Торопились страшно, уложились в три летних месяца. Шехтель давал указания рабочим, делая наброски углем по сырой еще стене. Морозов дневал и ночевал на стройке, отправив семью на курорт. 26 октября 1902 года театр открылся. Пресса была в восторге. «Вкус и простота подали друг другу руки и, призвав в подмогу щедрость мецената, сотворили шедевр» («Курьер»). «Печать мысли и вкуса лежит на всем. Все строго и стильно» («Московские ведомости»). «Было досадно, что не принято вызывать строителей. Их дело имело успех» («Московский листок»).

Единственное, что не успели сделать, – фасад. «В отделке театра, – радовался Станиславский, – не было допущено ни одного яркого и золотого пятна, чтобы без нужды не утомлять глаз зрителей и приберечь эффект ярких красок исключительно для декораций и обстановки сцены». Однако в проекте фасад был, и подразумевал ликвидацию пошленьких наличников, оставшихся от Чичагова, иначе остекленные окна и роскошное керамическое панно из переливающихся серо-коричневых изразцов, да еще с театральной маской наверху. То самое «яркое пятно», так претившее Станиславскому.

Отказ от этого решения объясняют банальной нехваткой средств. Но Савва Морозов денег на театр не жалел, уж кому как не купцу было понимать, что товар надо подавать лицом, а дом, соответственно, фасадом? Предположение, что шехтелевский вариант был неудачным, кажется весьма странным при гениальном решении интерьеров, которое сделал архитектор.

Говоря о МХАТе, каждый вспомнит парадную дверь с модерным узором, великолепные дверные ручки, голубкинского «Пловца» и, конечно, фонари. Они, собственно, и «замещают» фасад, что для Шехтеля вообще характерно.

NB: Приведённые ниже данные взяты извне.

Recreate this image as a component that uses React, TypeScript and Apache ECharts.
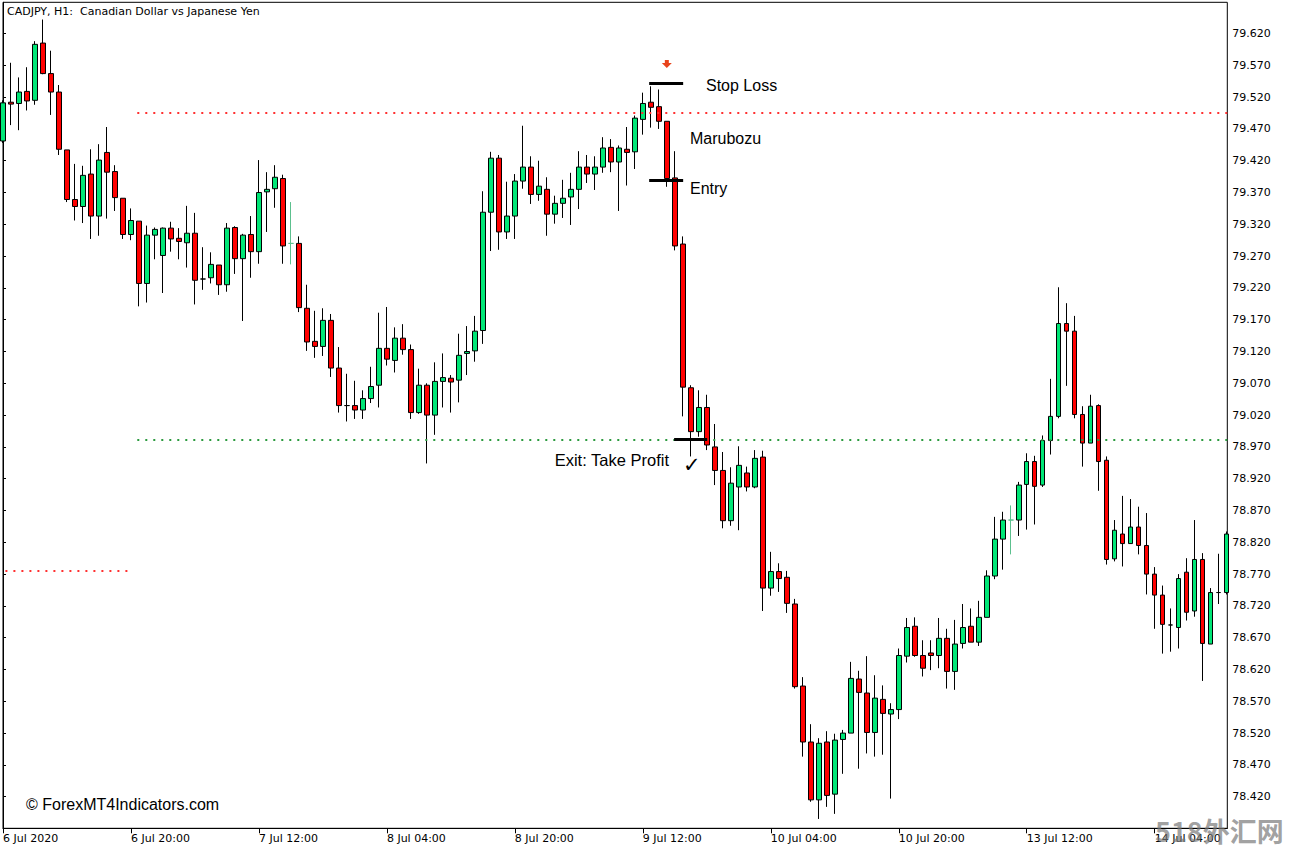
import React, { useEffect, useRef } from "react";
import * as echarts from "echarts";

// ---- Data (CADJPY H1) ----
const opens = [
  79.451, 79.512, 79.510, 79.529, 79.515, 79.605, 79.557, 79.528, 79.437, 79.359,
  79.348, 79.399, 79.333, 79.433, 79.403, 79.361, 79.304, 79.325, 79.227, 79.303,
  79.271, 79.314, 79.298, 79.291, 79.306, 79.234, 79.236, 79.256, 79.225, 79.315,
  79.266, 79.304, 79.277, 79.371, 79.376, 79.392, 79.290, 79.290, 79.188, 79.136,
  79.128, 79.169, 79.094, 79.035, 79.035, 79.028, 79.046, 79.067, 79.125, 79.106,
  79.141, 79.123, 79.024, 79.067, 79.020, 79.073, 79.078, 79.075, 79.117, 79.121,
  79.153, 79.339, 79.424, 79.308, 79.333, 79.388, 79.410, 79.367, 79.375, 79.336,
  79.353, 79.363, 79.375, 79.410, 79.399, 79.410, 79.441, 79.418, 79.438, 79.434,
  79.485, 79.512, 79.505, 79.482, 79.393, 79.289, 79.063, 78.994, 79.032, 78.970,
  78.933, 78.854, 78.907, 78.929, 78.907, 78.954, 78.748, 78.774, 78.765, 78.723,
  78.594, 78.506, 78.415, 78.506, 78.424, 78.510, 78.520, 78.605, 78.583, 78.521,
  78.573, 78.550, 78.557, 78.641, 78.688, 78.642, 78.646, 78.642, 78.669, 78.617,
  78.661, 78.688, 78.663, 78.702, 78.767, 78.825, 78.855, 78.855, 78.911, 78.947,
  78.910, 78.980, 79.018, 79.164, 79.152, 79.021, 78.976, 79.035, 78.949, 78.794,
  78.833, 78.818, 78.844, 78.815, 78.770, 78.737, 78.690, 78.686, 78.773, 78.712,
  78.793, 78.660, 78.741, 78.741,
];
const highs = [
  79.515, 79.574, 79.551, 79.567, 79.608, 79.642, 79.593, 79.539, 79.437, 79.415,
  79.412, 79.438, 79.446, 79.473, 79.413, 79.361, 79.345, 79.325, 79.318, 79.315,
  79.315, 79.324, 79.314, 79.349, 79.338, 79.284, 79.276, 79.256, 79.322, 79.317,
  79.305, 79.333, 79.421, 79.402, 79.413, 79.398, 79.355, 79.301, 79.225, 79.184,
  79.188, 79.179, 79.127, 79.085, 79.074, 79.059, 79.096, 79.181, 79.190, 79.158,
  79.163, 79.131, 79.093, 79.070, 79.103, 79.117, 79.083, 79.148, 79.160, 79.176,
  79.372, 79.434, 79.429, 79.387, 79.399, 79.475, 79.427, 79.420, 79.394, 79.365,
  79.390, 79.401, 79.435, 79.429, 79.427, 79.457, 79.454, 79.444, 79.473, 79.491,
  79.527, 79.537, 79.532, 79.482, 79.435, 79.301, 79.067, 79.059, 79.052, 79.006,
  78.962, 78.938, 78.971, 78.939, 78.965, 78.964, 78.805, 78.787, 78.775, 78.731,
  78.608, 78.534, 78.512, 78.523, 78.519, 78.525, 78.632, 78.618, 78.641, 78.611,
  78.595, 78.567, 78.653, 78.701, 78.702, 78.666, 78.666, 78.701, 78.684, 78.698,
  78.723, 78.716, 78.728, 78.776, 78.860, 78.868, 78.878, 78.915, 78.960, 78.956,
  78.988, 79.077, 79.221, 79.196, 79.176, 79.034, 79.052, 79.037, 78.955, 78.855,
  78.893, 78.888, 78.876, 78.866, 78.781, 78.752, 78.716, 78.770, 78.795, 78.855,
  78.803, 78.748, 78.802, 78.837,
];
const lows = [
  79.448, 79.476, 79.468, 79.499, 79.508, 79.556, 79.492, 79.429, 79.355, 79.326,
  79.322, 79.297, 79.302, 79.329, 79.341, 79.297, 79.295, 79.191, 79.197, 79.265,
  79.212, 79.277, 79.265, 79.252, 79.194, 79.217, 79.227, 79.209, 79.214, 79.242,
  79.168, 79.236, 79.258, 79.308, 79.346, 79.258, 79.257, 79.182, 79.121, 79.110,
  79.113, 79.080, 79.024, 79.010, 79.014, 79.014, 79.039, 79.032, 79.098, 79.087,
  79.115, 79.014, 79.022, 78.944, 78.989, 79.032, 79.024, 79.040, 79.083, 79.104,
  79.132, 79.278, 79.280, 79.297, 79.297, 79.376, 79.352, 79.357, 79.302, 79.321,
  79.330, 79.319, 79.344, 79.385, 79.374, 79.401, 79.402, 79.341, 79.381, 79.407,
  79.461, 79.472, 79.470, 79.379, 79.279, 79.018, 78.955, 78.986, 78.965, 78.910,
  78.842, 78.846, 78.839, 78.900, 78.905, 78.712, 78.736, 78.742, 78.709, 78.590,
  78.483, 78.412, 78.385, 78.404, 78.393, 78.456, 78.520, 78.464, 78.488, 78.483,
  78.486, 78.417, 78.542, 78.631, 78.640, 78.609, 78.619, 78.622, 78.590, 78.588,
  78.653, 78.663, 78.657, 78.702, 78.762, 78.777, 78.801, 78.830, 78.840, 78.848,
  78.907, 78.958, 79.015, 79.066, 79.015, 78.939, 78.976, 78.901, 78.785, 78.790,
  78.782, 78.818, 78.801, 78.738, 78.684, 78.645, 78.648, 78.653, 78.697, 78.703,
  78.602, 78.660, 78.723, 78.738,
];
const closes = [
  79.511, 79.509, 79.528, 79.514, 79.603, 79.557, 79.528, 79.438, 79.359, 79.348,
  79.397, 79.333, 79.421, 79.402, 79.362, 79.304, 79.326, 79.227, 79.303, 79.312,
  79.314, 79.297, 79.293, 79.306, 79.232, 79.234, 79.257, 79.225, 79.314, 79.266,
  79.303, 79.277, 79.370, 79.375, 79.394, 79.286, 79.290, 79.189, 79.135, 79.128,
  79.169, 79.094, 79.035, 79.035, 79.028, 79.046, 79.065, 79.125, 79.108, 79.141,
  79.123, 79.024, 79.067, 79.020, 79.073, 79.079, 79.072, 79.114, 79.120, 79.152,
  79.339, 79.424, 79.308, 79.333, 79.388, 79.410, 79.367, 79.380, 79.336, 79.353,
  79.361, 79.375, 79.410, 79.399, 79.410, 79.440, 79.418, 79.440, 79.433, 79.487,
  79.510, 79.504, 79.482, 79.392, 79.286, 79.064, 78.994, 79.032, 78.973, 78.933,
  78.854, 78.913, 78.941, 78.907, 78.952, 78.748, 78.774, 78.763, 78.724, 78.593,
  78.506, 78.415, 78.504, 78.422, 78.509, 78.520, 78.606, 78.584, 78.521, 78.575,
  78.551, 78.557, 78.642, 78.686, 78.642, 78.622, 78.642, 78.669, 78.617, 78.660,
  78.686, 78.663, 78.702, 78.767, 78.825, 78.855, 78.855, 78.910, 78.947, 78.908,
  78.980, 79.018, 79.164, 79.152, 79.021, 78.976, 79.034, 78.947, 78.793, 78.839,
  78.818, 78.844, 78.815, 78.770, 78.737, 78.691, 78.690, 78.763, 78.710, 78.793,
  78.661, 78.741, 78.741, 78.833,
];
// bars drawn as pale green crosses in the picture
const paleDojiBars = [36, 126];

// time axis labels (bar index -> label)
const dateLabelBars = [0, 16, 32, 48, 64, 80, 96, 112, 128, 144];
const dateLabels = [
  "6 Jul 2020", "6 Jul 20:00", "7 Jul 12:00", "8 Jul 04:00", "8 Jul 20:00",
  "9 Jul 12:00", "10 Jul 04:00", "10 Jul 20:00", "13 Jul 12:00", "14 Jul 04:00",
];
// price axis labels
const priceTicks = [
  78.42, 78.47, 78.52, 78.57, 78.62, 78.67, 78.72, 78.77, 78.82, 78.87, 78.92, 78.97,
  79.02, 79.07, 79.12, 79.17, 79.22, 79.27, 79.32, 79.37, 79.42, 79.47, 79.52, 79.57, 79.62,
];

// levels and trade annotation
const upperLevel = 79.496;
const lowerLevel = 78.981;
const previousLevel = 78.775;
const stopLossPrice = 79.542;
const entryPrice = 79.389;
const takeProfitPrice = 78.982;
const signalBar = 83;
const signalArrowPrice = 79.572;

const BULL = "#00e676";
const BEAR = "#ff0000";
const PALE = "#5cc08e";
const AXIS_FONT = "DejaVu Sans";
const NOTE_FONT = "Liberation Sans";

export default function App() {
  const ref = useRef<HTMLDivElement>(null);

  useEffect(() => {
    if (!ref.current) return;
    const chart = echarts.init(ref.current, undefined, { renderer: "svg" });

    const data = opens.map((o, i) => {
      const item: any = { value: [i, o, closes[i], lows[i], highs[i]] };
      if (paleDojiBars.includes(i)) {
        item.itemStyle = {
          color: PALE,
          color0: PALE,
          borderColor: PALE,
          borderColor0: PALE,
          borderColorDoji: PALE,
        };
      }
      return item;
    });

    const xMax = 153.075;
    const dotted = (color: string) => ({
      color,
      width: 2,
      type: [2, 6] as any,
    });
    const solid = { color: "#000", width: 3, type: "solid" as const };

    const option: any = {
      animation: false,
      backgroundColor: "#fff",
      textStyle: { fontFamily: AXIS_FONT },
      grid: {
        left: 2.7,
        right: 62.7,
        top: 2.3,
        bottom: 23.7,
        show: true,
        borderColor: "#000",
        borderWidth: 1,
        backgroundColor: "#fff",
      },
      xAxis: {
        type: "value",
        min: 0,
        max: xMax,
        splitLine: { show: false },
        axisLine: { show: true, lineStyle: { color: "#000", width: 1 } },
        axisTick: {
          show: true,
          length: 5,
          lineStyle: { color: "#000" },
          customValues: dateLabelBars,
        },
        axisLabel: {
          customValues: dateLabelBars,
          formatter: (v: number) => {
            const k = dateLabelBars.indexOf(Math.round(v));
            return k >= 0 ? dateLabels[k] : "";
          },
          align: "left",
          margin: 5,
          color: "#000",
          fontSize: 11,
          fontFamily: AXIS_FONT,
        },
      },
      yAxis: {
        type: "value",
        position: "right",
        min: 78.3703,
        max: 79.6691,
        scale: true,
        splitLine: { show: false },
        axisLine: { show: true, lineStyle: { color: "#000", width: 1 } },
        axisTick: {
          show: true,
          length: 3,
          lineStyle: { color: "#000" },
          customValues: priceTicks,
        },
        axisLabel: {
          customValues: priceTicks,
          formatter: (v: number) => v.toFixed(3),
          margin: 5,
          color: "#000",
          fontSize: 11,
          fontFamily: AXIS_FONT,
        },
      },
      series: [
        {
          type: "candlestick",
          data,
          encode: { x: 0, y: [1, 2, 3, 4] },
          barWidth: 5,
          clip: true,
          itemStyle: {
            color: BULL,
            color0: BEAR,
            borderColor: "#000",
            borderColor0: "#000",
            borderColorDoji: "#000",
            borderWidth: 1,
          },
          emphasis: { disabled: true },
          markLine: {
            silent: true,
            symbol: ["none", "none"],
            label: { show: false },
            animation: false,
            data: [
              [
                { coord: [16.79, upperLevel], lineStyle: dotted("#ff3030") },
                { coord: [xMax, upperLevel] },
              ],
              [
                { coord: [0.3, previousLevel], lineStyle: dotted("#ff3030") },
                { coord: [16.2, previousLevel] },
              ],
              [
                { coord: [16.79, lowerLevel], lineStyle: dotted("#2a9a3e") },
                { coord: [xMax, lowerLevel] },
              ],
              [
                { coord: [80.79, stopLossPrice], lineStyle: solid },
                { coord: [85.04, stopLossPrice] },
              ],
              [
                { coord: [80.79, entryPrice], lineStyle: solid },
                { coord: [85.04, entryPrice] },
              ],
              [
                { coord: [83.91, takeProfitPrice], lineStyle: solid },
                { coord: [88.04, takeProfitPrice] },
              ],
            ],
          },
          markPoint: {
            silent: true,
            animation: false,
            label: { show: false },
            data: [
              {
                coord: [signalBar, signalArrowPrice],
                symbol: "path://M3,0 L7,0 L7,3 L10,3 L5,8 L0,3 L3,3 Z",
                symbolSize: [10, 8],
                itemStyle: { color: "#e8441c" },
              },
            ],
          },
        },
      ],
      graphic: [
        {
          type: "text",
          left: 7,
          top: 6,
          style: {
            text: "CADJPY, H1:  Canadian Dollar vs Japanese Yen",
            fill: "#000",
            font: `11px "${AXIS_FONT}"`,
          },
        },
        {
          type: "text",
          x: 706,
          y: 85,
          style: {
            text: "Stop Loss",
            fill: "#000",
            font: `16px "${NOTE_FONT}"`,
            verticalAlign: "middle",
          },
        },
        {
          type: "text",
          x: 690,
          y: 138,
          style: {
            text: "Marubozu",
            fill: "#000",
            font: `16px "${NOTE_FONT}"`,
            verticalAlign: "middle",
          },
        },
        {
          type: "text",
          x: 690,
          y: 188,
          style: {
            text: "Entry",
            fill: "#000",
            font: `16px "${NOTE_FONT}"`,
            verticalAlign: "middle",
          },
        },
        {
          type: "text",
          x: 669,
          y: 460,
          style: {
            text: "Exit: Take Profit",
            fill: "#000",
            font: `16.5px "${NOTE_FONT}"`,
            align: "right",
            verticalAlign: "middle",
          },
        },
        {
          type: "text",
          x: 683,
          y: 465,
          style: {
            text: "✓",
            fill: "#000",
            font: `21px "DejaVu Sans"`,
            verticalAlign: "middle",
          },
        },
        {
          type: "text",
          x: 26,
          y: 804,
          style: {
            text: "© ForexMT4Indicators.com",
            fill: "#000",
            font: `16px "${NOTE_FONT}"`,
            verticalAlign: "middle",
          },
        },
        {
          type: "text",
          x: 1155,
          y: 830,
          z: 100,
          style: {
            text: "518外汇网",
            fill: "rgba(120,120,120,0.7)",
            font: `bold 27px "Noto Sans CJK SC"`,
            verticalAlign: "middle",
          },
        },
      ],
    };

    chart.setOption(option);
    return () => chart.dispose();
  }, []);

  return (
    <div
      ref={ref}
      style={{ position: "fixed", left: 0, top: 0, width: 1290, height: 852, background: "#fff" }}
    />
  );
}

Четыре года назад в Камергерском переулке создали пешеходную зону, «воздушное фойе» театра. Конечно, Шехтелю и в голову не могло прийти, что его фонари спрыгнут с фасада и пойдут хороводом по переулку. Точно так же он не догадывался, что небрежно набросанная им чайка превратится в большой символ большого театра. Птица-то красивая только на расстоянии...

Но в России ее полюбили.

 

Как отметят юбилей

100-летний юбилей здания Художественного театра в Камергерском переулке труппа, конечно же, хотела отметить 26 октября, в день рождения МХТ. Помешали гастроли: «Чайка» Олега Ефремова уехала на фестиваль в Салоники. Поэтому юбилей отметят 11 ноября. Утром на здании театра «Эрмитаж» в Каретном Ряду, приютившем труппу МХТ в первые годы ее существования, торжественно откроют мемориальную доску. Позже бодрым маршем пройдут до Камергерского переулка, и там вся труппа сфотографируется на фоне здания-юбиляра. К тому времени фасад будет отреставрирован. Вечером на основной сцене сыграют «Кабалу святош», спектакль классического мхатовского репертуара по пьесе Михаила Булгакова.